Por ello frenó en seco, aprovechando otra barrera de la hija de la luna.

-Calíope, toma.
-¿Vamos a combatir?

El joven bajó la mirada hacia el cuerpo pálido de Luchadora, cerró los ojos dos segundos. Luchadora le enseñó a combatir, Luchadora le enseñó la importancia de la confianza, le enseñó que no importaba el problema y el riesgo, solo que todos volviésemos vivos de la batalla. Torció el gesto, porque no iba a pedirle algo agradable.

-Has hecho más que eso -con cuidado, entregó el cuerpo de la que no volvería al amanecer -. Llévasela a Erudito. Lo siento por la sangre.
-Carlos...

Desde joven, su carisma le dio importantes lecciones, pese a ser más joven ella que él. Era hora de dejar de depender de ella, y comenzar a construir su propio destino. Los enemigos ahí cargaban, a escasos metros de ellos.

-Gracias...

Y con esas palabras, el optimista posaba la palma en su frente, teletransportándola a El Palacio. Luminosos los proyectiles, que con estelas fulgurantes recorrían el espacio directos hacia su muerte. Pero no moriría entonces, porque nadie más moriría aquella noche. No viviendo él. Una maza dentada aparecía en su mano, manchándose con la roja sangre carmesí de la guerrera, su escudo en la otra, mientras se sentía de nuevo el mismo, una mente sin la conciencia agregada de Mentes, pero nunca más igual.
Su escudo detuvo el metal, la energía, el humo y la luz.
Gritaba el joven optimista, cara a cara con el tropel enemigo que comenzaba a perder la esperanza. Y así, su patada impulsatoria, su grito recto en su inmersión, el golpe purgatorio que hundía en la carne blanca, el metal atravesando la dura madera de su escudo lacerado.
Aquella muchacha, al igual que la luchadora, le dio una gran lección.
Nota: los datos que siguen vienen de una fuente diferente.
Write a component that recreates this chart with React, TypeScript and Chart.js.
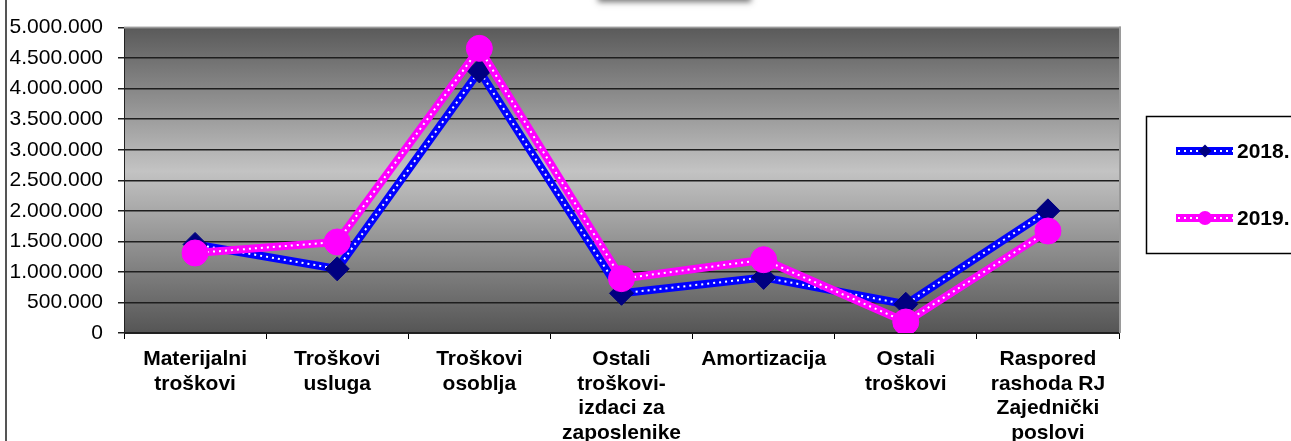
import React, { useEffect, useRef } from "react";
import { Chart, registerables } from "chart.js";

Chart.register(...registerables);

const categories: string[][] = [
  ["Materijalni", "troškovi"],
  ["Troškovi", "usluga"],
  ["Troškovi", "osoblja"],
  ["Ostali", "troškovi-", "izdaci za", "zaposlenike"],
  ["Amortizacija"],
  ["Ostali", "troškovi"],
  ["Raspored", "rashoda RJ", "Zajednički", "poslovi"],
];

const values2018: number[] = [1450000, 1050000, 4290000, 650000, 910000, 470000, 2000000];
const values2019: number[] = [1310000, 1490000, 4660000, 890000, 1200000, 180000, 1670000];

const seriesNames: string[] = ["2018.", "2019."];
const yMin = 0;
const yMax = 5000000;
const yStep = 500000;

const BLUE = "#0000FF";
const NAVY = "#000080";
const MAGENTA = "#FF00FF";

function fmt(v: number): string {
  return Math.round(v).toString().replace(/\B(?=(\d{3})+(?!\d))/g, ".");
}

const decorPlugin = {
  id: "decor",
  beforeDraw(chart: any) {
    const { ctx, chartArea: a } = chart;
    ctx.save();
    ctx.fillStyle = "#ffffff";
    ctx.fillRect(0, 0, chart.width, chart.height);
    const g = ctx.createLinearGradient(0, a.top, 0, a.bottom);
    g.addColorStop(0, "#5a5a5a");
    g.addColorStop(0.47, "#c3c3c3");
    g.addColorStop(1, "#555555");
    ctx.fillStyle = g;
    ctx.fillRect(a.left, a.top, a.right - a.left, a.bottom - a.top);
    // title box shadow (box itself lies above the visible area)
    ctx.shadowColor = "rgba(0,0,0,0.55)";
    ctx.shadowBlur = 6;
    ctx.shadowOffsetY = 2;
    ctx.fillStyle = "#ffffff";
    ctx.fillRect(598, -40, 153, 40);
    ctx.restore();
  },
  beforeDatasetsDraw(chart: any) {
    const { ctx, chartArea: a } = chart;
    ctx.save();
    ctx.fillStyle = "#9a9a9a";
    ctx.fillRect(a.left, a.top - 1, a.right - a.left + 2, 2);
    ctx.fillRect(a.right, a.top - 1, 2, a.bottom - a.top + 1);
    ctx.restore();
  },
  afterDraw(chart: any) {
    const { ctx } = chart;
    ctx.save();
    // outer chart border (left edge)
    ctx.fillStyle = "#555555";
    ctx.fillRect(5, 0, 2, chart.height);
    // legend box
    ctx.strokeStyle = "#000000";
    ctx.lineWidth = 1.5;
    ctx.strokeRect(1146.5, 116.5, 200, 137);
    const items = [
      { name: seriesNames[0], color: BLUE, marker: NAVY, shape: "diamond", y: 151 },
      { name: seriesNames[1], color: MAGENTA, marker: MAGENTA, shape: "circle", y: 218 },
    ];
    for (const it of items) {
      ctx.beginPath();
      ctx.strokeStyle = it.color;
      ctx.lineWidth = 8;
      ctx.setLineDash([]);
      ctx.moveTo(1176, it.y);
      ctx.lineTo(1233, it.y);
      ctx.stroke();
      ctx.beginPath();
      ctx.strokeStyle = "#ffffff";
      ctx.lineWidth = 2;
      ctx.setLineDash([2, 4]);
      ctx.moveTo(1178, it.y);
      ctx.lineTo(1233, it.y);
      ctx.stroke();
      ctx.setLineDash([]);
      ctx.fillStyle = it.marker;
      ctx.beginPath();
      if (it.shape === "diamond") {
        const r = 6.5;
        ctx.moveTo(1205, it.y - r);
        ctx.lineTo(1205 + r, it.y);
        ctx.lineTo(1205, it.y + r);
        ctx.lineTo(1205 - r, it.y);
        ctx.closePath();
      } else {
        ctx.arc(1205, it.y, 7, 0, Math.PI * 2);
      }
      ctx.fill();
      ctx.fillStyle = "#000000";
      ctx.font = "bold 21px 'Liberation Sans', Arial, sans-serif";
      ctx.textBaseline = "middle";
      ctx.textAlign = "left";
      ctx.fillText(it.name, 1237, it.y + 1);
    }
    ctx.restore();
  },
};

export default function App() {
  const ref = useRef<HTMLCanvasElement | null>(null);

  useEffect(() => {
    document.body.style.margin = "0";
    const canvas = ref.current;
    if (!canvas) return;

    const lineDs = (data: number[], color: string, order: number) => ({
      label: "line",
      data,
      borderColor: color,
      backgroundColor: color,
      borderWidth: 8,
      pointRadius: 0,
      tension: 0,
      order,
    });
    const dotDs = (data: number[], order: number) => ({
      label: "dots",
      data,
      borderColor: "#ffffff",
      borderWidth: 2,
      borderDash: [2, 4],
      borderCapStyle: "butt",
      pointRadius: 0,
      tension: 0,
      order,
    });
    const markerDs = (data: number[], color: string, style: string, radius: number, order: number) => ({
      label: "markers",
      data,
      showLine: false,
      pointStyle: style,
      pointRadius: radius,
      pointBackgroundColor: color,
      pointBorderColor: color,
      pointBorderWidth: 1,
      order,
    });

    const chart = new Chart(canvas, {
      type: "line",
      data: {
        labels: categories,
        datasets: [
          lineDs(values2018, BLUE, 6),
          dotDs(values2018, 5),
          markerDs(values2018, NAVY, "rectRot", 12, 4),
          lineDs(values2019, MAGENTA, 3),
          dotDs(values2019, 2),
          markerDs(values2019, MAGENTA, "circle", 13, 1),
        ] as any,
      },
      options: {
        responsive: false,
        animation: false,
        layout: { padding: { top: 24, right: 172, left: 0, bottom: 0 } },
        plugins: {
          legend: { display: false },
          tooltip: { enabled: false },
          title: { display: false },
        },
        scales: {
          x: {
            offset: true,
            grid: {
              display: true,
              drawOnChartArea: false,
              drawTicks: true,
              tickLength: 6,
              color: "#000000",
              offset: true,
            },
            border: { display: true, color: "#222222", width: 1 },
            ticks: {
              color: "#000000",
              padding: 8,
              maxRotation: 0,
              minRotation: 0,
              autoSkip: false,
              font: {
                family: "'Liberation Sans Narrow', 'Arial Narrow', 'Liberation Sans', Arial, sans-serif",
                size: 21,
                weight: "bold",
                lineHeight: 1.167,
              },
            },
            afterFit(axis: any) {
              axis.height = 108;
            },
          },
          y: {
            min: yMin,
            max: yMax,
            grid: {
              color: "#1e1e1e",
              lineWidth: 1.5,
              tickLength: 6,
              drawTicks: true,
            },
            border: { display: true, color: "#222222", width: 1 },
            ticks: {
              stepSize: yStep,
              color: "#000000",
              padding: 15,
              font: { family: "'Liberation Sans', Arial, sans-serif", size: 21 },
              callback: (v: any) => fmt(Number(v)),
            },
            afterFit(axis: any) {
              axis.width = 124;
            },
          },
        },
      } as any,
      plugins: [decorPlugin],
    });

    return () => {
      chart.destroy();
    };
  }, []);

  return (
    <div style={{ width: 1291, height: 441, overflow: "hidden" }}>
      <canvas ref={ref} width={1291} height={441} style={{ display: "block" }} />
    </div>
  );
}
Ella se irguió cuando nadie lo hizo. Ella pudo donde nadie jamás lo intentó, desafió las reglas que ellos establecieron. Porque tras la vida, tras la muerte, lo importante es la mella hecha en las almas de las personas, es la fuerza de tu inspiración, porque tras la vida, tras la fría muerte, no todos caen. Y algunos permanecen para siempre.
Así pues, ¿por qué luchar? Pero esa no era la pregunta adecuada.
Así pues, ¿por qué no hacerlo?

Vivir merece la pena, porque es una continua sorpresa. No lo sabía el joven paladín entonces, pero aquel pensamiento permanecería en mi memoria. Gracias, Director, por tu lucha inspiradora. Espero enseñar al mundo todo lo que he aprendido de ti.